Piotr Gasiorowski wrote:

> 15-08-03 12:33, Jean-Paul G. POTET wrote:
>
> > No doubt emphasis plays its part, but, to me, English has the initial
> > glottal stop whenever there is no liaison.
> > The liaison rule operates for utterances like <an ear>, constituted of a
> > single iambic foot : [°@ "nI@], but it does not in the case of <one
> ear>,
> > <two ears>,
> > In utterances like <one ear>, <two ears>, that are constituted of two
> > trochaic feet each, isn't the glottal stop compulsory : ["°wAn '°?I@],
> > ["°thu '°?I@z]?
>
> I don't think so, but then I was explicitly instructed by my RP
> pronunciation teachers to avoid the glottal stop in such cases.

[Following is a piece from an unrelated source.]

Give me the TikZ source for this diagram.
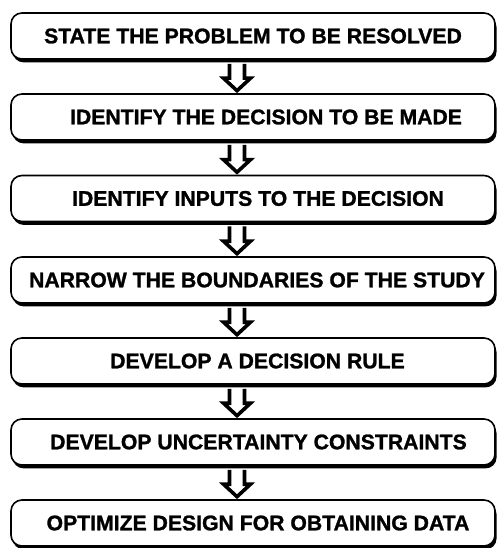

Let's
> hear the opinion of our native English-speakers (the avoidance of [?]
> may well be a dialectal phenomenon). I insert in when speaking Polish,
> but because of my training I say <two ears> without a glottal stop. I am
> aware of a momentary diminution of energy between the vowels, but it's
> probably Ladefoged & Maddieson's "creaky voiced glottal approximant",
> for which they use the symbol [*].
>


Isn't here a simpler way to do this?

Fs there a need to give a name ( of a phone) to every interval in time?